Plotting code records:
......

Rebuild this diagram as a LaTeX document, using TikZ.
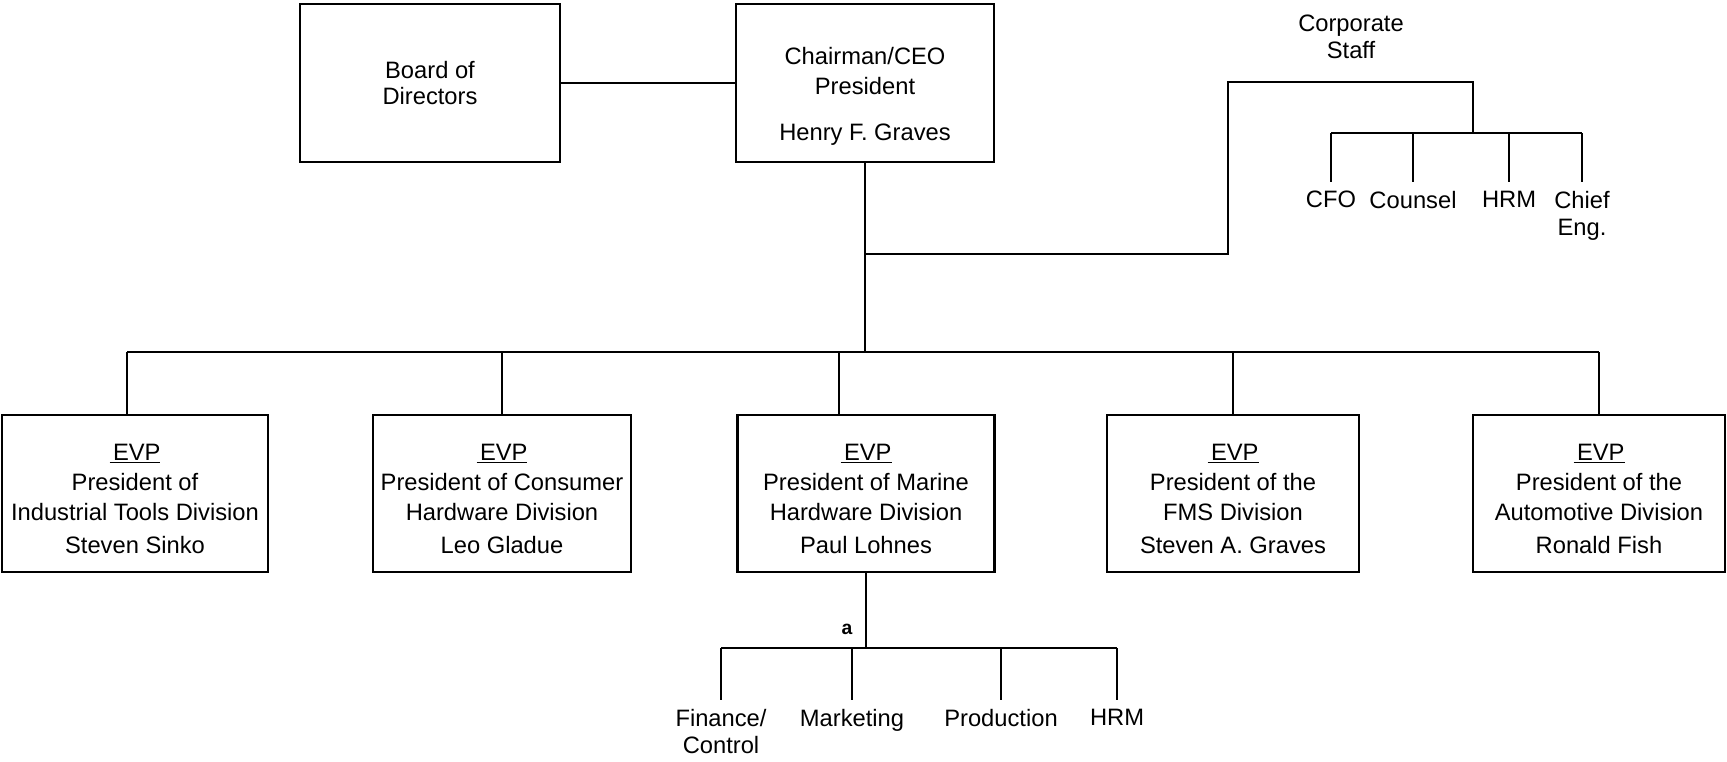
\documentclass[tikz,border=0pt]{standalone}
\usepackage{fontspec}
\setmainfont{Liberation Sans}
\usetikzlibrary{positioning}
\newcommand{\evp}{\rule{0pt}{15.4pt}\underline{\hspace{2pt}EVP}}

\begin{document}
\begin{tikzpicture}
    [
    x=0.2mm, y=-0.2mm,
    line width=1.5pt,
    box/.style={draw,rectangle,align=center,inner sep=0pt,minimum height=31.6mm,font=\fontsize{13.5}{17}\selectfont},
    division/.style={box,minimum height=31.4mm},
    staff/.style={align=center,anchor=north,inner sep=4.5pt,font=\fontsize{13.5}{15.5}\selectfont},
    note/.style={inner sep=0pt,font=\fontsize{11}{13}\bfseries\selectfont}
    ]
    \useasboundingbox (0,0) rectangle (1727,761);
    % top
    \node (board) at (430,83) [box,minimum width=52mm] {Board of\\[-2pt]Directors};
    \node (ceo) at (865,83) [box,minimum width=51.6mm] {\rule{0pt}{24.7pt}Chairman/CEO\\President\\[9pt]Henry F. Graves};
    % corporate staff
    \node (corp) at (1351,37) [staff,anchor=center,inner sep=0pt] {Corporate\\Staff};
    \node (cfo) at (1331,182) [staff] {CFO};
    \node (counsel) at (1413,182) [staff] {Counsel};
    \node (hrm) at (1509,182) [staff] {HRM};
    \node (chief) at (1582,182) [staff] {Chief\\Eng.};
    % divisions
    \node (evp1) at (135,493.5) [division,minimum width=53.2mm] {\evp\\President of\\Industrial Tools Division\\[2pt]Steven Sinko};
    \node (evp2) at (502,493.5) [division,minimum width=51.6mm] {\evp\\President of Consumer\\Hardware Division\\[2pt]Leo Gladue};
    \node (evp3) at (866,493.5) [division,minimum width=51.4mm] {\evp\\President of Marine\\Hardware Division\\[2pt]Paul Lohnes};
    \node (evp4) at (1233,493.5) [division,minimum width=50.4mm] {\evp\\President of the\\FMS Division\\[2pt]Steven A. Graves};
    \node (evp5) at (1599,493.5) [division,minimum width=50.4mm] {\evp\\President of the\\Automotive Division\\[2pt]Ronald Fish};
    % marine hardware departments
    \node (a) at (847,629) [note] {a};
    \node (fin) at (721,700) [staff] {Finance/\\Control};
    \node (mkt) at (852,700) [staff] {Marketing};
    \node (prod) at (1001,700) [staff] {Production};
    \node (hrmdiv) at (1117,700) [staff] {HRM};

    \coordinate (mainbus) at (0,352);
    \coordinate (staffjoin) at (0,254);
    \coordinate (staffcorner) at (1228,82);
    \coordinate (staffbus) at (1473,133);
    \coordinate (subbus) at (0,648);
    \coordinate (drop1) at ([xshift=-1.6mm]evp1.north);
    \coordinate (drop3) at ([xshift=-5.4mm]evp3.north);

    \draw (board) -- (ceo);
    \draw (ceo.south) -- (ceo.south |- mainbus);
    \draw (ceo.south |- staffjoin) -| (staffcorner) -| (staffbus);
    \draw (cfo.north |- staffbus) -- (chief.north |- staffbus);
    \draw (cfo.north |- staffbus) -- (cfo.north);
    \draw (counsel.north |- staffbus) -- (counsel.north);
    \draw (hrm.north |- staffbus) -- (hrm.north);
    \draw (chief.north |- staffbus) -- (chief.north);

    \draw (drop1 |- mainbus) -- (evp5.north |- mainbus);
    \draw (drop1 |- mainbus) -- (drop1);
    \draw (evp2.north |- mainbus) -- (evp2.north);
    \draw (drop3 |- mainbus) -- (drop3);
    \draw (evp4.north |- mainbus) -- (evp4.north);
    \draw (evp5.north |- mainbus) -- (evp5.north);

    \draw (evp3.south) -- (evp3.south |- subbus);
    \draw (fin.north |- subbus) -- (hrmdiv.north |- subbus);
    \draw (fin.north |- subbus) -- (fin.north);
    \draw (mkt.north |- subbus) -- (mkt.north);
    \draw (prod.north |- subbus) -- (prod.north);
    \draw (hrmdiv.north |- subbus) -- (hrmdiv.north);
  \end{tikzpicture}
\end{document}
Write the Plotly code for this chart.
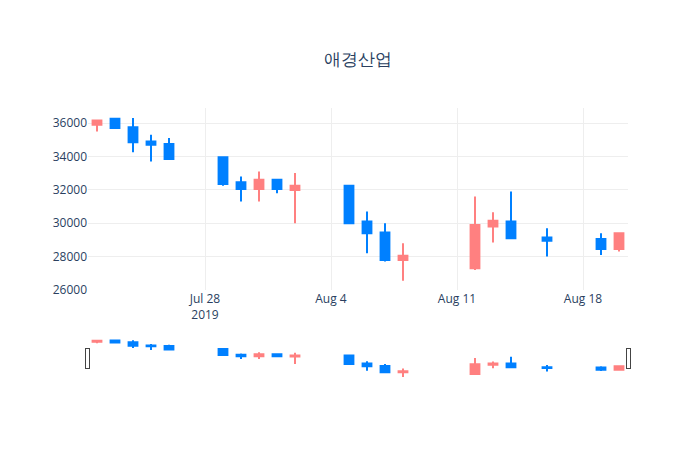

......

▶ [Stated problem] Search the data for "this". Copy every line that has it.

▶ [Solution]
Rebuild this diagram as a LaTeX document, using TikZ.
Write the Plotly code for this chart.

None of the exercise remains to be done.